- Education: Technical University of Braunschweig University of Stuttgart
- Scientific career
- Workplaces: Cornell University University of Regensburg

= Antje Baeumner =

German chemist

Antje Baeumner is a German chemist who is Professor and Director of the Institute of Analytical Chemistry, Chemo- and Biosensors at the University of Regensburg in Germany. Her research considers biosensors and lab-on-a-chip devices for the detection of pathogenic organisms.

== Early life and education ==
Baeumner was an undergraduate student at the Technical University of Braunschweig, where she studied biotechnology.

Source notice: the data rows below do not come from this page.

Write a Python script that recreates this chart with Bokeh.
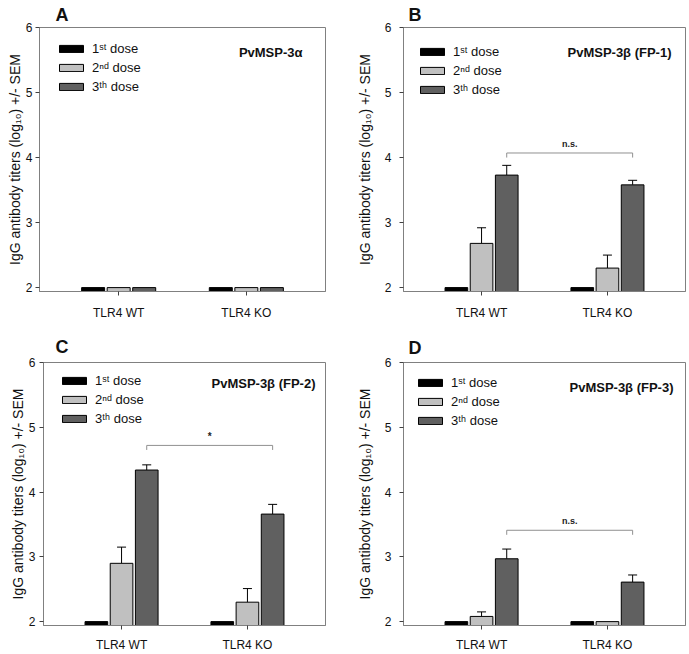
from bokeh.plotting import figure
from bokeh.models import (ColumnDataSource, FactorRange, Range1d, Whisker, TeeHead,
                          Legend, LegendItem, Label)
from bokeh.transform import dodge
from bokeh.layouts import column, row
from bokeh.embed import file_html
from bokeh.resources import INLINE
from bokeh.core.properties import value

# ---------------- data ----------------
groups = ["TLR4 WT", "TLR4 KO"]
dose_labels = ["1ˢᵗ dose", "2ⁿᵈ dose", "3ᵗʰ dose"]
panel_letters = ["A", "B", "C", "D"]
panel_titles = ["PvMSP-3α", "PvMSP-3β (FP-1)", "PvMSP-3β (FP-2)", "PvMSP-3β (FP-3)"]
y_ticks = [2, 3, 4, 5, 6]
y_min, y_max = 1.94, 6.0

# means (log10 titers) per dose, [TLR4 WT, TLR4 KO]
a_dose1 = [2.0, 2.0]
a_dose2 = [2.0, 2.0]
a_dose3 = [2.0, 2.0]
a_err1 = [0.0, 0.0]
a_err2 = [0.0, 0.0]
a_err3 = [0.0, 0.0]

b_dose1 = [2.0, 2.0]
b_dose2 = [2.68, 2.30]
b_dose3 = [3.73, 3.58]
b_err1 = [0.0, 0.0]
b_err2 = [0.24, 0.20]
b_err3 = [0.15, 0.07]

c_dose1 = [2.0, 2.0]
c_dose2 = [2.90, 2.30]
c_dose3 = [4.34, 3.66]
c_err1 = [0.0, 0.0]
c_err2 = [0.25, 0.21]
c_err3 = [0.08, 0.15]

d_dose1 = [2.0, 2.0]
d_dose2 = [2.08, 2.00]
d_dose3 = [2.97, 2.61]
d_err1 = [0.0, 0.0]
d_err2 = [0.07, 0.0]
d_err3 = [0.15, 0.11]

sig_labels = ["", "n.s.", "*", "n.s."]
sig_levels = [None, 4.07, 4.72, 3.41]

# ---------------- style ----------------
FONT = "Liberation Sans"
TXT = "#111111"
colors = ["#000000", "#c0c0c0", "#606060"]
offsets = [-0.2, 0.0, 0.2]
BAR_W = 0.18
GREY = "#808080"
ITEM_H = 14
SPACING = 4


def make_panel(idx, means, errs, w, h, bl, br, bt, bb, lab_std, ax_std, x_std,
               leg_x, leg_top, title_r, title_y, let_x, let_std):
    p = figure(width=w, height=h, output_backend="svg", toolbar_location=None,
               x_range=FactorRange(*groups, range_padding=0.12),
               y_range=Range1d(y_min, y_max),
               min_border_left=bl, min_border_right=br,
               min_border_top=bt, min_border_bottom=bb)
    p.xgrid.grid_line_color = None
    p.ygrid.grid_line_color = None
    p.outline_line_color = GREY
    p.outline_line_width = 1
    p.background_fill_color = "white"

    # panel letter as title
    p.title.text = panel_letters[idx]
    p.title.text_font = FONT
    p.title.text_font_size = "18px"
    p.title.text_font_style = "bold"
    p.title.text_color = TXT
    p.title.align = "left"
    p.title.offset = let_x
    p.title.standoff = let_std

    renderers = []
    for i in range(3):
        src = ColumnDataSource(dict(x=groups, top=means[i]))
        r = p.vbar(x=dodge("x", offsets[i], range=p.x_range), top="top", bottom=y_min,
                   width=BAR_W, source=src, fill_color=colors[i],
                   line_color="black", line_width=1)
        renderers.append(r)
        xs = [g for g, e in zip(groups, errs[i]) if e > 0]
        if xs:
            lo = [m for m, e in zip(means[i], errs[i]) if e > 0]
            up = [m + e for m, e in zip(means[i], errs[i]) if e > 0]
            wsrc = ColumnDataSource(dict(x=xs, lower=lo, upper=up))
            wh = Whisker(base=dodge("x", offsets[i], range=p.x_range), lower="lower",
                         upper="upper", source=wsrc, line_color="black", line_width=1,
                         upper_head=TeeHead(size=9, line_color="black", line_width=1),
                         lower_head=None)
            p.add_layout(wh)

    # significance bracket
    lvl = sig_levels[idx]
    if lvl is not None:
        bsrc = ColumnDataSource(dict(x=[groups[0], groups[0], groups[1], groups[1]],
                                     y=[lvl - 0.07, lvl, lvl, lvl - 0.07]))
        p.line(x=dodge("x", offsets[2], range=p.x_range), y="y", source=bsrc,
               line_color="#909090", line_width=1)
        tsrc = ColumnDataSource(dict(x=[groups[1]], y=[lvl + 0.06], t=[sig_labels[idx]]))
        p.text(x=dodge("x", offsets[2] - 0.5, range=p.x_range), y="y", text="t",
               source=tsrc, text_font=value(FONT),
               text_font_size="10px" if sig_labels[idx] == "*" else "9px",
               text_font_style="bold", text_align="center", text_baseline="bottom",
               text_color="#222222")

    # axes
    for ax in (p.xaxis[0], p.yaxis[0]):
        ax.axis_line_color = GREY
        ax.major_tick_line_color = "#404040"
        ax.minor_tick_line_color = None
        ax.major_tick_in = 0
        ax.major_tick_out = 4
        ax.major_label_text_font = FONT
        ax.major_label_text_font_size = "12px"
        ax.major_label_text_color = TXT
    p.xaxis.major_label_standoff = x_std
    p.yaxis.major_label_standoff = lab_std
    p.yaxis.ticker = y_ticks
    p.yaxis.axis_label = "IgG antibody titers (log₁₀) +/- SEM"
    p.yaxis.axis_label_text_font = FONT
    p.yaxis.axis_label_text_font_size = "14px"
    p.yaxis.axis_label_text_font_style = "normal"
    p.yaxis.axis_label_text_line_height = 1.0
    p.yaxis.axis_label_text_color = TXT
    p.yaxis.axis_label_standoff = ax_std

    fw = w - bl - br
    fh = h - bt - bb

    # legend (location tuple = bottom-left corner, screen px from frame bottom-left)
    leg_h = 3 * ITEM_H + 2 * SPACING
    items = [LegendItem(label=dose_labels[i], renderers=[renderers[i]]) for i in range(3)]
    leg = Legend(items=items, location=(leg_x, fh - leg_top - leg_h), margin=0, padding=0,
                 glyph_width=30, glyph_height=9, label_height=ITEM_H, spacing=SPACING,
                 label_standoff=6, label_text_font=FONT, label_text_font_size="13px",
                 label_text_color=TXT, border_line_color=None,
                 background_fill_alpha=0)
    p.add_layout(leg)

    p.add_layout(Label(x=fw - title_r, y=fh - title_y, x_units="screen", y_units="screen",
                       text=panel_titles[idx], text_font=FONT, text_font_size="13px",
                       text_font_style="bold", text_align="right",
                       text_baseline="middle", text_color=TXT))
    return p


pA = make_panel(0, [a_dose1, a_dose2, a_dose3], [a_err1, a_err2, a_err3],
                345, 327, 39, 20, 27, 36, 3, 0, 10,
                17, 17, 23, 25, 16, 5)
pB = make_panel(1, [b_dose1, b_dose2, b_dose3], [b_err1, b_err2, b_err3],
                344, 327, 58, 4, 27, 36, 8, 9, 10,
                14, 20, 14, 25, 5, 5)
pC = make_panel(2, [c_dose1, c_dose2, c_dose3], [c_err1, c_err2, c_err3],
                345, 327, 43, 20, 35, 28, 4, 0, 8,
                16, 15, 10, 22, 12, 11)
pD = make_panel(3, [d_dose1, d_dose2, d_dose3], [d_err1, d_err2, d_err3],
                344, 327, 58, 4, 35, 28, 8, 9, 8,
                12, 17, 12, 26, 5, 9)

layout = column(row(pA, pB), row(pC, pD))
open("out.html", "w").write(file_html(layout, INLINE))
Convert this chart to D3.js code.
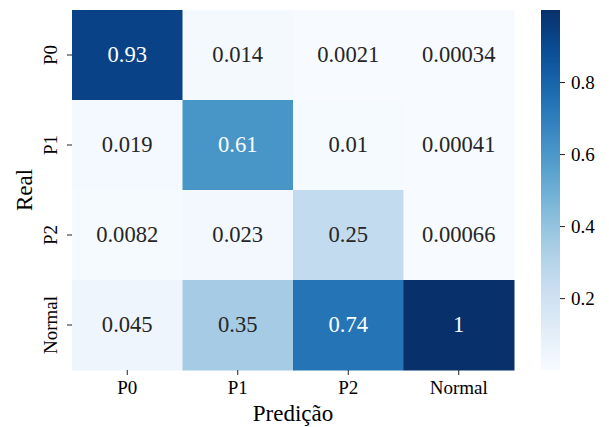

She moved to the University of Stuttgart for graduate studies. In 1997 Baeumner moved to Cornell University as a postdoctoral fellow.

== Research and career ==
Baeumner joined the faculty at Cornell University in 1999, and was promoted to Professor in 2008. Her research considered biosensors for the detection of pathogenic organisms in food. Whilst at Cornell, she was awarded a Blavatnik Awards for Young Scientists. Baeumner was part of a Bill & Melinda Gates Foundation program to create low-cost HIV/AIDS diagnostic tools for use in the developing world. Specifically, Baeumner looked to develop a simple, low-cost approach to evaluate CD4+ T cell count in the blood, a marker of HIV/AIDS infection. CD4 counts can advise when to start and stop taking antiretroviral drugs. She created a pregnancy test-like device that makes use of biosensor nanovesicles to amplify the signal.

In 2007, Baeumner was awarded fellowships from the German Research Foundation and Alexander von Humboldt Foundation. She moved to the Institute of Analytical Sciences in Dortmund, where she spent a year developing microfluidic devices and strategies to image cancer cells in vivo using nanovesicles. She moved to the Institute of Analytical Chemistry, Chemo- and Biosensors at the University of Regensburg in Germany in 2013, where she studies biosensors and micro-total analysis systems (μ TAS) for the detection of pathogens in food.

Baeumner has served as Editor-in-Chief of Analytical and Bioanalytical Chemistry since 2019. In 2026, Baeumner became a co-editor of the Annual Review of Analytical Chemistry. Baeumner serves as President of the International Association of Environmental Analytical Chemistry.